MEASURES TO CORRECT DISEQUILIBRIUM IN THE BOP
1.
Monetary Measures:
a) Monetary Policy The
monetary policy is concerned with money supply and credit in the economy. The
Central Bank may expand or contract the money supply in the economy through
appropriate measures which will affect the prices.
b) Fiscal Policy Fiscal
policy is government's policy on income and expenditure. Government incurs
development and non-development expenditure, It gets income through taxation
and non-tax sources. Depending upon the situation government’s expenditure may
be increased or decreased.
c) Exchange Rate
Depreciation By reducing the value of the domestic currency, government can
correct the disequilibrium in the BOP in the economy. Exchange rate
depreciation reduces the value of home currency in relation to foreign
currency. As a result, import becomes costlier and export become cheaper. It
also leads to inflationary trends in the country
d) Devaluation: devaluation
is lowering the exchange value of the official currency. When a country devalues
its currency, exports becomes cheaper and imports become expensive which causes
a reduction in the BOP deficit.
e) Deflation: Deflation
is the reduction in the quantity of money to reduce prices and incomes. In the
domestic market, when the currency is deflated, there is a decrease in the
income of the people. This puts curb on consumption and government can increase
exports and earn more foreign exchange.
f) Exchange Control All
exporters are directed by the monetary authority to surrender their foreign
exchange earnings, and the total available foreign exchange is rationed among
the licensed importers. The license holder can import any good but amount if
fixed by monetary authority.
2.
Non-Monetary measures:
a) Export Promotion to
control export promotions the country may adopt measures to stimulate exports
like: export duties may be reduced to boost exports; cash assistance, subsidies
can be given to exporters to increase exports; goods meant for exports can be exempted
from all types of taxes.
b) Import Substitutes
Steps may be taken to encourage the production of import substitutes. This will
save foreign exchange in the short run by replacing the use of imports by these
import substitutes.
c) Import
Control Import may be kept in check through the adoption of a wide variety
of measures like quotas and tariffs.
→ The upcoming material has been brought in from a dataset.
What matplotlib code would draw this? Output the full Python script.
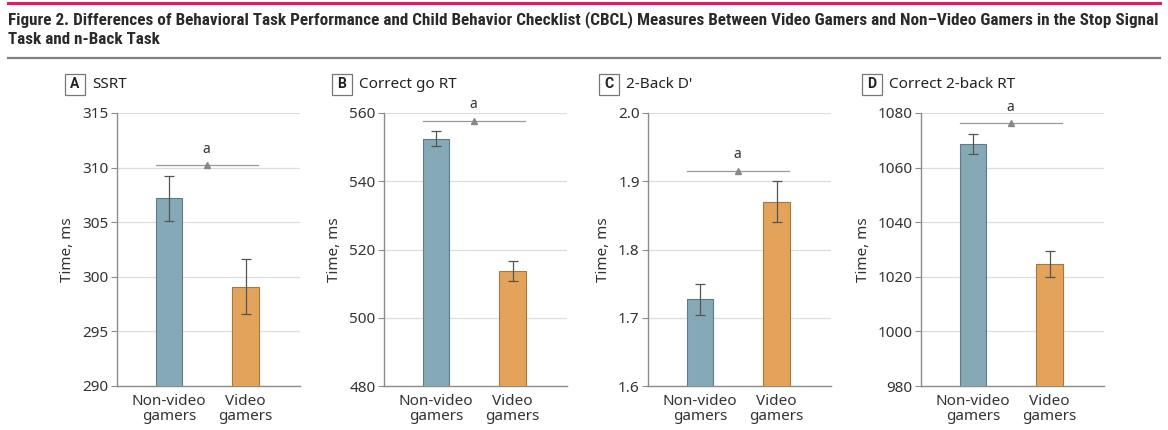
import matplotlib.pyplot as plt
import matplotlib.patches as patches
from matplotlib import font_manager
import numpy as np

plt.rcParams['font.family'] = ['Noto Sans', 'DejaVu Sans']

# Data
groups = ["Non-video\ngamers", "Video\ngamers"]
panel_letters = ["A", "B", "C", "D"]
panel_titles = ["SSRT", "Correct go RT", "2-Back D'", "Correct 2-back RT"]

ssrt = [307.2, 299.1]
ssrt_err = [2.05, 2.55]
go_rt = [552.5, 513.8]
go_rt_err = [2.15, 2.95]
dprime = [1.727, 1.870]
dprime_err = [0.023, 0.030]
back_rt = [1068.7, 1024.8]
back_rt_err = [3.7, 4.8]

ylims = [(290, 315), (480, 560), (1.6, 2.0), (980, 1080)]
yticks = [np.arange(290, 316, 5), np.arange(480, 561, 20),
          [1.6, 1.7, 1.8, 1.9, 2.0], np.arange(980, 1081, 20)]
ytick_fmt = ["{:.0f}", "{:.0f}", "{:.1f}", "{:.0f}"]
sig_y = [310.2, 557.8, 1.9155, 1076.2]

values = [ssrt, go_rt, dprime, back_rt]
errors = [ssrt_err, go_rt_err, dprime_err, back_rt_err]

bar_colors = ["#86a9b7", "#e3a35a"]
edge_colors = ["#5d7c88", "#a9773d"]

# narrow bold font for the figure title, if one is around
names = {f.name for f in font_manager.fontManager.ttflist}
title_font = "Roboto"
for cand in ["Liberation Sans Narrow", "Roboto Condensed", "Open Sans Condensed"]:
    if cand in names:
        title_font = cand
        break

W, H = 1168, 430
fig = plt.figure(figsize=(W / 100, H / 100), dpi=100)

# title and rules
fig.add_artist(plt.Line2D([8 / W, 1160 / W], [1 - 3 / H, 1 - 3 / H], color="#e5176f", lw=2.2))
fig.add_artist(plt.Line2D([8 / W, 1160 / W], [1 - 58 / H, 1 - 58 / H], color="#808080", lw=1.6))
t1 = fig.text(8 / W, 1 - 20 / H,
              "Figure 2. Differences of Behavioral Task Performance and Child Behavior Checklist (CBCL) "
              "Measures Between Video Gamers and Non–Video Gamers in the Stop Signal",
              fontsize=11, fontweight="bold", va="center", ha="left", color="#2a2a2a",
              family=[title_font, "DejaVu Sans"])
t2 = fig.text(8 / W, 1 - 40 / H, "Task and n-Back Task",
              fontsize=11, fontweight="bold", va="center", ha="left", color="#2a2a2a",
              family=[title_font, "DejaVu Sans"])
# squeeze the title to the width it has in the original
fig.canvas.draw()
wpx = t1.get_window_extent().width
scale = 1146 / wpx
t1.set_fontsize(11 * scale)
t2.set_fontsize(11 * scale)

ax_left = [117, 384, 648, 921]
ax_width = 183
ax_top, ax_bottom = 113, 386
box_left = [65, 332, 599, 862]
x = np.arange(len(groups))

for i in range(4):
    ax = fig.add_axes([ax_left[i] / W, 1 - ax_bottom / H, ax_width / W, (ax_bottom - ax_top) / H])
    ax.bar(x, values[i], width=0.35, color=bar_colors, edgecolor=edge_colors, linewidth=0.8,
           zorder=3)
    ax.errorbar(x, values[i], yerr=errors[i], fmt="none", ecolor="#555555", elinewidth=0.9,
                capsize=3.5, capthick=0.9, zorder=4)
    ax.set_xlim(-0.68, 1.71)
    ax.set_ylim(*ylims[i])
    ax.set_yticks(yticks[i])
    ax.set_yticklabels([ytick_fmt[i].format(v) for v in yticks[i]])
    ax.set_xticks(x)
    ax.set_xticklabels(groups, linespacing=1.0)
    ax.yaxis.grid(True, color="#dddddd", lw=0.9, zorder=0)
    ax.set_axisbelow(True)
    for s in ["top", "right"]:
        ax.spines[s].set_visible(False)
    for s in ["left", "bottom"]:
        ax.spines[s].set_color("#8c8c8c")
        ax.spines[s].set_linewidth(1.0)
    ax.tick_params(axis="y", length=4, color="#8c8c8c", labelsize=11, labelcolor="#333333", pad=2)
    ax.tick_params(axis="x", length=0, labelsize=11, labelcolor="#333333", pad=6)
    ax.set_ylabel("Time, ms", fontsize=11, color="#333333", labelpad=5)

    # significance bar
    ax.plot([-0.175, 1.16], [sig_y[i], sig_y[i]], color="#999999", lw=0.9, clip_on=False, zorder=5)
    ax.plot([0.49], [sig_y[i]], marker="^", color="#888888", markersize=5, clip_on=False, zorder=5)
    ax.annotate("a", xy=(0.49, sig_y[i]), xytext=(0, 6), textcoords="offset points",
                ha="center", va="bottom", fontsize=10, color="#333333", annotation_clip=False)

    # panel label
    fig.add_artist(patches.Rectangle((box_left[i] / W, 1 - 95 / H), 20 / W, 21 / H,
                                     transform=fig.transFigure, fill=False,
                                     edgecolor="#777777", lw=0.9))
    fig.text((box_left[i] + 10) / W, 1 - 84.5 / H, panel_letters[i], fontsize=10,
             fontweight="bold", ha="center", va="center", color="#222222",
             family=["Roboto", "DejaVu Sans"])
    fig.text((box_left[i] + 27) / W, 1 - 84.5 / H, panel_titles[i], fontsize=11,
             ha="left", va="center", color="#222222")

fig.savefig("out.png", dpi=100)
Under the quota system, the government
fixes the maximum quantity of goods and services that can be imported during a
particular time period.
1. Quotas Under the quota system, the government may
fix and permit the maximum quantity or value of a commodity to be imported
during a given period. By restricting imports through the quota system, the
deficit is reduced and the balance of payments position is improved.
2. Tariffs: Tariffs are duties (taxes) imposed on imports. When tariffs are imposed, the prices of imports would increase to the extent of tariff. The increased prices will reduced the demand for imported goods and at the same time induce domestic producers to produce more of import substitutes.